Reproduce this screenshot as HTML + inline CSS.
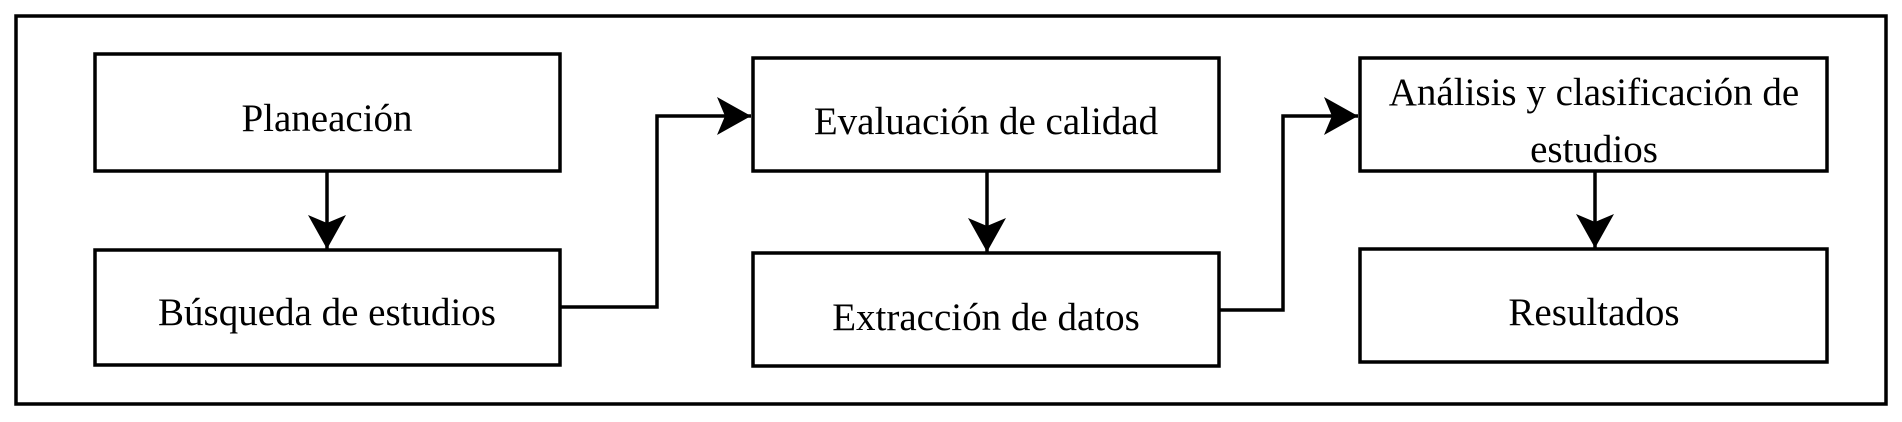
<!DOCTYPE html>
<html><head><meta charset="utf-8"><style>
html,body{margin:0;padding:0;background:#fff;width:1902px;height:422px;overflow:hidden}
text{font-family:"Liberation Serif",serif;font-size:39px;fill:#000}
</style></head><body>
<svg width="1902" height="422" viewBox="0 0 1902 422" xmlns="http://www.w3.org/2000/svg">
<defs>
<marker id="a" markerUnits="userSpaceOnUse" markerWidth="40" markerHeight="40" refX="34" refY="19" orient="auto">
<path d="M0,0 L34,19 L0,38 L8,19 Z" fill="#000"/>
</marker>
</defs>
<rect x="16" y="16" width="1870" height="388" fill="none" stroke="#000" stroke-width="3.5"/>
<g fill="#fff" stroke="#000" stroke-width="3.5">
<rect x="95" y="54" width="465" height="117"/>
<rect x="95" y="250" width="465" height="115"/>
<rect x="753" y="58" width="466" height="113"/>
<rect x="753" y="253" width="466" height="113"/>
<rect x="1360" y="58" width="467" height="113"/>
<rect x="1360" y="249" width="467" height="113"/>
</g>
<g fill="none" stroke="#000" stroke-width="3.5">
<path d="M327 171 V249" marker-end="url(#a)"/>
<path d="M987 171 V252" marker-end="url(#a)"/>
<path d="M1595 171 V248" marker-end="url(#a)"/>
<path d="M560 307 H657 V116 H751" marker-end="url(#a)"/>
<path d="M1219 310 H1283 V116 H1358" marker-end="url(#a)"/>
</g>
<g text-anchor="middle">
<text x="327" y="131">Planeación</text>
<text x="327" y="325">Búsqueda de estudios</text>
<text x="986" y="134">Evaluación de calidad</text>
<text x="986" y="330">Extracción de datos</text>
<text x="1594" y="105">Análisis y clasificación de</text>
<text x="1594" y="162">estudios</text>
<text x="1594" y="325">Resultados</text>
</g>
</svg>
</body></html>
━━━━━━━━━━━━━━━━
[Goal]:
Make an exact copy of the data above, pictures excluded.

[Output of the task]:
Reproduce this screenshot as HTML + inline CSS.
<!DOCTYPE html>
<html><head><meta charset="utf-8"><style>
html,body{margin:0;padding:0;background:#fff;width:1902px;height:422px;overflow:hidden}
text{font-family:"Liberation Serif",serif;font-size:39px;fill:#000}
</style></head><body>
<svg width="1902" height="422" viewBox="0 0 1902 422" xmlns="http://www.w3.org/2000/svg">
<defs>
<marker id="a" markerUnits="userSpaceOnUse" markerWidth="40" markerHeight="40" refX="34" refY="19" orient="auto">
<path d="M0,0 L34,19 L0,38 L8,19 Z" fill="#000"/>
</marker>
</defs>
<rect x="16" y="16" width="1870" height="388" fill="none" stroke="#000" stroke-width="3.5"/>
<g fill="#fff" stroke="#000" stroke-width="3.5">
<rect x="95" y="54" width="465" height="117"/>
<rect x="95" y="250" width="465" height="115"/>
<rect x="753" y="58" width="466" height="113"/>
<rect x="753" y="253" width="466" height="113"/>
<rect x="1360" y="58" width="467" height="113"/>
<rect x="1360" y="249" width="467" height="113"/>
</g>
<g fill="none" stroke="#000" stroke-width="3.5">
<path d="M327 171 V249" marker-end="url(#a)"/>
<path d="M987 171 V252" marker-end="url(#a)"/>
<path d="M1595 171 V248" marker-end="url(#a)"/>
<path d="M560 307 H657 V116 H751" marker-end="url(#a)"/>
<path d="M1219 310 H1283 V116 H1358" marker-end="url(#a)"/>
</g>
<g text-anchor="middle">
<text x="327" y="131">Planeación</text>
<text x="327" y="325">Búsqueda de estudios</text>
<text x="986" y="134">Evaluación de calidad</text>
<text x="986" y="330">Extracción de datos</text>
<text x="1594" y="105">Análisis y clasificación de</text>
<text x="1594" y="162">estudios</text>
<text x="1594" y="325">Resultados</text>
</g>
</svg>
</body></html>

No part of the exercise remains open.